Working with us from abroad

Setting up in a country you are not standing in is daunting, and the hardest part is rarely the law itself — it is not being able to see the process, judge the people, or know what is actually happening with your matter. Our whole approach is built to remove that distance. You deal with one named Indian advocate and her team, the same people from first enquiry to completion, who own your setup end to end and act as your single point of contact on the ground in India. You always know who is responsible, and you can reach them in English across any time zone.

Apostille and documents, by country

The one step that always sits with you is getting your home-country documents authenticated. For countries party to the Hague Convention — the USA, the UK, most of the EU, Singapore, Australia and many others — that means an apostille, obtained from the competent authority in your country. For non-Hague countries, it means notarisation followed by consular and ministry attestation. We send you a precise, country-specific checklist on day one, so you start that clock immediately and nothing is later rejected for a missing stamp. While your documents are being authenticated, we complete the India-side preparation in parallel, so the moment they arrive the matter moves quickly.

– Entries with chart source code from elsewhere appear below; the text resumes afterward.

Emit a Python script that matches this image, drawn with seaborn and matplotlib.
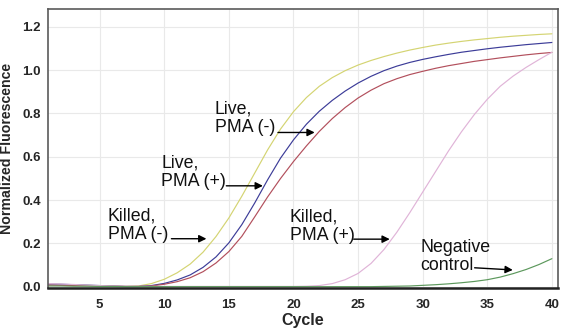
import matplotlib
matplotlib.use("Agg")
import matplotlib.pyplot as plt
from matplotlib import font_manager
import numpy as np
import pandas as pd
import seaborn as sns

cycles = list(range(1, 41))

killed_pma_minus = [0.012, 0.011, 0.009, 0.007, 0.005, 0.003, 0.002, 0.004, 0.015, 0.035,
                    0.065, 0.105, 0.16, 0.232, 0.318, 0.418, 0.525, 0.632, 0.728, 0.808,
                    0.873, 0.925, 0.965, 0.997, 1.023, 1.044, 1.062, 1.078, 1.092, 1.104,
                    1.115, 1.124, 1.132, 1.139, 1.145, 1.151, 1.156, 1.160, 1.164, 1.167]
live_pma_plus = [0.013, 0.012, 0.010, 0.008, 0.006, 0.004, 0.002, 0.002, 0.006, 0.016,
                 0.032, 0.055, 0.09, 0.138, 0.203, 0.287, 0.387, 0.494, 0.594, 0.678,
                 0.75, 0.81, 0.86, 0.903, 0.94, 0.971, 0.997, 1.018, 1.035, 1.049,
                 1.061, 1.072, 1.082, 1.09, 1.098, 1.105, 1.111, 1.117, 1.122, 1.127]
live_pma_minus = [0.008, 0.007, 0.006, 0.005, 0.004, 0.003, 0.002, 0.002, 0.004, 0.012,
                  0.024, 0.042, 0.07, 0.11, 0.163, 0.233, 0.323, 0.415, 0.50, 0.578,
                  0.65, 0.717, 0.776, 0.827, 0.871, 0.907, 0.937, 0.96, 0.979, 0.994,
                  1.008, 1.02, 1.03, 1.04, 1.048, 1.056, 1.063, 1.07, 1.076, 1.081]
killed_pma_plus = [0.015, 0.013, 0.011, 0.008, 0.006, 0.004, 0.002, 0.002, 0.002, 0.002,
                   0.002, 0.002, 0.002, 0.002, 0.002, 0.002, 0.002, 0.002, 0.002, 0.002,
                   0.003, 0.006, 0.015, 0.033, 0.062, 0.108, 0.172, 0.252, 0.342, 0.437,
                   0.532, 0.627, 0.715, 0.795, 0.865, 0.925, 0.972, 1.012, 1.048, 1.082]
negative_control = [0.004, 0.004, 0.003, 0.003, 0.002, 0.002, 0.001, 0.001, 0.001, 0.001,
                    0.001, 0.001, 0.001, 0.001, 0.001, 0.001, 0.001, 0.001, 0.001, 0.001,
                    0.001, 0.001, 0.001, 0.001, 0.001, 0.001, 0.002, 0.003, 0.004, 0.007,
                    0.010, 0.014, 0.019, 0.025, 0.033, 0.045, 0.061, 0.080, 0.103, 0.13]

series_names = ["Killed, PMA (-)", "Live, PMA (+)", "Live, PMA (-)", "Killed, PMA (+)", "Negative control"]
series_values = [killed_pma_minus, live_pma_plus, live_pma_minus, killed_pma_plus, negative_control]
colors = ["#d4d472", "#3c3c98", "#b24f5c", "#e0b4d8", "#5c985c"]

x_ticks = [5, 10, 15, 20, 25, 30, 35, 40]
y_ticks = [0.0, 0.2, 0.4, 0.6, 0.8, 1.0, 1.2]

df = pd.DataFrame({
    "Cycle": np.tile(cycles, len(series_names)),
    "Value": np.concatenate(series_values),
    "Series": np.repeat(series_names, len(cycles)),
})

sns.set_style("white")
available = {f.name for f in font_manager.fontManager.ttflist}
if "Liberation Sans Narrow" in available:
    fam = ["Liberation Sans Narrow", "DejaVu Sans"]
    ann_size = 14.5
    tick_size = 11
    lab_size = 13
    ylab_size = 13
else:
    fam = ["Liberation Sans", "DejaVu Sans"]
    ann_size = 12.8
    tick_size = 9.5
    lab_size = 11.5
    ylab_size = 10.2
plt.rcParams["font.family"] = fam

fig = plt.figure(figsize=(5.71, 3.36), dpi=100)
ax = fig.add_axes([0.0841, 0.1443, 0.8926, 0.828])

sns.lineplot(data=df, x="Cycle", y="Value", hue="Series", palette=dict(zip(series_names, colors)),
             linewidth=0.85, legend=False, ax=ax)

ax.set_xlim(1, 40.45)
ax.set_ylim(-0.003, 1.28)
ax.set_xticks(x_ticks)
ax.set_yticks(y_ticks)
ax.set_xticklabels([str(t) for t in x_ticks], fontweight="bold", fontsize=tick_size)
ax.set_yticklabels([f"{t:.1f}" for t in y_ticks], fontweight="bold", fontsize=tick_size)
ax.tick_params(axis="both", length=0, pad=5)
ax.tick_params(axis="x", pad=8)
ax.grid(True, color="#e9e9e9", linewidth=0.8)
ax.set_axisbelow(True)
for s in ax.spines.values():
    s.set_color("#5a5a5a")
    s.set_linewidth(1.2)
ax.spines["bottom"].set_color("#222222")
ax.spines["bottom"].set_linewidth(1.8)

ax.set_xlabel("Cycle", fontweight="bold", fontsize=lab_size, labelpad=2)
ax.set_ylabel("Normalized Fluorescence", fontweight="bold", fontsize=ylab_size, labelpad=6)

ann = [
    ("Killed,\nPMA (-)", 5.62, 0.284, (10.55, 0.222), (13.26, 0.222)),
    ("Live,\nPMA (+)", 9.78, 0.528, (14.8, 0.466), (17.63, 0.466)),
    ("Live,\nPMA (-)", 13.9, 0.778, (18.8, 0.712), (21.64, 0.712)),
    ("Killed,\nPMA (+)", 19.7, 0.28, (24.66, 0.22), (27.45, 0.22)),
    ("Negative\ncontrol", 29.82, 0.14, (34.02, 0.088), (36.97, 0.078)),
]
for txt, tx, ty, a0, a1 in ann:
    ax.text(tx, ty, txt, ha="left", va="center", fontsize=ann_size, color="#111111",
            linespacing=1.12)
    ax.annotate("", xy=a1, xytext=a0,
                arrowprops=dict(arrowstyle="-|>", color="black", lw=1.0, mutation_scale=11,
                                shrinkA=0, shrinkB=0))

fig.savefig("out.png", dpi=100)
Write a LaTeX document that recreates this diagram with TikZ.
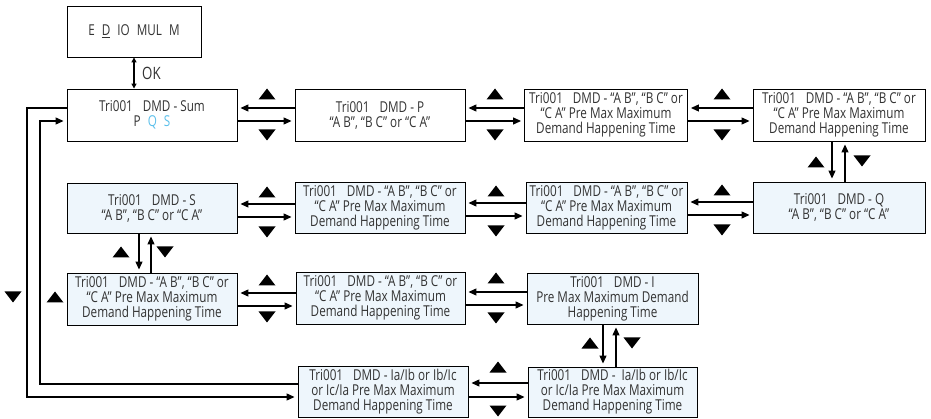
\documentclass[tikz,border=0pt]{standalone}
\usepackage{fontspec}
\setmainfont{Open Sans}[FakeStretch=0.78]
\usetikzlibrary{arrows.meta}
\definecolor{boxblue}{HTML}{EEF6FC}
\definecolor{qscol}{HTML}{5BC0EB}
\definecolor{txtcol}{HTML}{333333}
\newcommand\triup[2]{\fill (#1,#2) ++(-8.5,5.5) -- ++(17,0) -- ++(-8.5,-11) -- cycle;}
\newcommand\tridn[2]{\fill (#1,#2) ++(-8.5,-5.5) -- ++(17,0) -- ++(-8.5,11) -- cycle;}
\newcommand\gapsp{\hspace{7pt}}
\newcommand\trisp{\hspace{10pt}}
\tikzset{
  panel/.style={draw=black, line width=0.9pt, minimum width=#1, minimum height=51pt,
    inner sep=0pt, align=center, font=\fontsize{15}{15}\selectfont, text=txtcol},
  wpanel/.style={panel=#1, fill=white},
  bpanel/.style={panel=#1, fill=boxblue},
  conn/.style={line width=1.2pt, -{Triangle[length=8pt,width=7pt]}, shorten >=3pt},
  okconn/.style={line width=1.2pt, {Triangle[length=5pt,width=5pt]}-{Triangle[length=5pt,width=5pt]}},
}
\begin{document}
\begin{tikzpicture}[x=1pt,y=-1pt]
\useasboundingbox (0,0) rectangle (931,419);
% nodes
\node[wpanel=134pt] (top) at (134,31.5) {E\gapsp\underline{D}\gapsp IO\gapsp MUL\gapsp M};
\node[wpanel=170pt, minimum height=52pt] (r1a) at (152,115) {Tri001\trisp DMD - Sum\\P\gapsp\textcolor{qscol}{Q}\gapsp\textcolor{qscol}{S}};
\node[wpanel=170pt, minimum height=52pt] (r1b) at (380,115) {Tri001\trisp DMD - P\\“A B”, “B C” or “C A”};
\node[wpanel=163pt, minimum height=52pt] (r1c) at (606,115) {Tri001\trisp DMD - “A B”, “B C” or\\“C A” Pre Max Maximum\\Demand Happening Time};
\node[wpanel=172pt, minimum height=52pt] (r1d) at (839,115) {Tri001\trisp DMD - “A B”, “B C” or\\“C A” Pre Max Maximum\\Demand Happening Time};
\node[bpanel=172pt] (r2d) at (839,207.5) {Tri001\trisp DMD - Q\\“A B”, “B C” or “C A”};
\node[bpanel=161pt] (r2c) at (606.5,207.5) {Tri001\trisp DMD - “A B”, “B C” or\\“C A” Pre Max Maximum\\Demand Happening Time};
\node[bpanel=170pt] (r2b) at (380,207.5) {Tri001\trisp DMD - “A B”, “B C” or\\“C A” Pre Max Maximum\\Demand Happening Time};
\node[bpanel=170pt, minimum height=50pt] (r2a) at (152,208) {Tri001\trisp DMD - S\\“A B”, “B C” or “C A”};
\node[bpanel=170pt, minimum height=52pt] (r3a) at (152,299) {Tri001\trisp DMD - “A B”, “B C” or\\“C A” Pre Max Maximum\\Demand Happening Time};
\node[bpanel=169pt, minimum height=52pt] (r3b) at (380.5,298) {Tri001\trisp DMD - “A B”, “B C” or\\“C A” Pre Max Maximum\\Demand Happening Time};
\node[bpanel=171pt] (r3c) at (612.5,298.5) {Tri001\trisp DMD - I\\Pre Max Maximum Demand\\Happening Time};
\node[bpanel=169pt, minimum height=50pt] (r4b) at (612.5,392) {Tri001\trisp DMD - \ Ia/Ib or Ib/Ic\\or Ic/Ia Pre Max Maximum\\Demand Happening Time};
\node[bpanel=170pt] (r4a) at (383,391.5) {Tri001\trisp DMD - Ia/Ib or Ib/Ic\\or Ic/Ia Pre Max Maximum\\Demand Happening Time};
% OK
\draw[okconn] (top.south) -- (r1a.north -| top.south);
\node[font=\fontsize{17}{18}\selectfont, text=txtcol, anchor=west, inner sep=0pt] (ok) at (142,73) {OK};
% row 1
\draw[conn] (r1b.west |- 0,108) -- (r1a.east |- 0,108);
\draw[conn] (r1a.east |- 0,121) -- (r1b.west |- 0,121);
\draw[conn] (r1c.west |- 0,108) -- (r1b.east |- 0,108);
\draw[conn] (r1b.east |- 0,121) -- (r1c.west |- 0,121);
\draw[conn] (r1d.west |- 0,108) -- (r1c.east |- 0,108);
\draw[conn] (r1c.east |- 0,121) -- (r1d.west |- 0,121);
\triup{267}{94}\tridn{267}{135}
\triup{495}{94}\tridn{495}{135}
\triup{722}{94}\tridn{722}{135}
% r1d - r2d
\draw[conn] (r1d.south -| 832,0) -- (r2d.north -| 832,0);
\draw[conn] (r2d.north -| 845,0) -- (r1d.south -| 845,0);
\triup{816}{162}\tridn{862}{161}
% row 2
\draw[conn] (r2b.west |- 0,204) -- (r2a.east |- 0,204);
\draw[conn] (r2a.east |- 0,217) -- (r2b.west |- 0,217);
\draw[conn] (r2c.west |- 0,203) -- (r2b.east |- 0,203);
\draw[conn] (r2b.east |- 0,216) -- (r2c.west |- 0,216);
\draw[conn] (r2d.west |- 0,202) -- (r2c.east |- 0,202);
\draw[conn] (r2c.east |- 0,215) -- (r2d.west |- 0,215);
\triup{267}{192}\tridn{267}{232}
\triup{496}{191}\tridn{496}{231}
\triup{722}{190}\tridn{722}{230}
% r2a - r3a
\draw[conn] (r2a.south -| 139,0) -- (r3a.north -| 139,0);
\draw[conn] (r3a.north -| 151,0) -- (r2a.south -| 151,0);
\triup{121}{252}\tridn{165}{252}
% row 3
\draw[conn] (r3b.west |- 0,293) -- (r3a.east |- 0,293);
\draw[conn] (r3a.east |- 0,306) -- (r3b.west |- 0,306);
\draw[conn] (r3c.west |- 0,292) -- (r3b.east |- 0,292);
\draw[conn] (r3b.east |- 0,305) -- (r3c.west |- 0,305);
\triup{267}{280}\tridn{267}{317}
\triup{496}{278}\tridn{496}{318}
% r3c - r4b
\draw[conn] (r3c.south -| 603,0) -- (r4b.north -| 603,0);
\draw[conn] (r4b.north -| 616,0) -- (r3c.south -| 616,0);
\triup{590}{343}\tridn{632}{343}
% row 4
\draw[conn] (r4b.west |- 0,383) -- (r4a.east |- 0,383);
\draw[conn] (r4a.east |- 0,397) -- (r4b.west |- 0,397);
\triup{498}{367}\tridn{498}{411}
% left loops
\draw[conn] (r1a.west |- 0,108) -| (27,397) -- (r4a.west |- 0,397);
\draw[conn] (r4a.west |- 0,384) -| (40,121) -- (r1a.west |- 0,121);
\tridn{13}{297}\triup{55}{297}
\end{tikzpicture}
\end{document}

One flat fee, agreed in writing

Before anything begins, you receive a written engagement letter setting out the scope, the flat all-inclusive fee, the assumed timeline, and what is not included. The fee you agree is the fee you pay — there is no hourly billing, nothing added later, and no upselling. Adv. Bhawna Yadav is enrolled with the Bar Council of Madhya Pradesh, and Indian advocates may advise foreign clients on Indian law; for questions of your home-country law, we work alongside your local counsel and keep our scope to the Indian-law layer.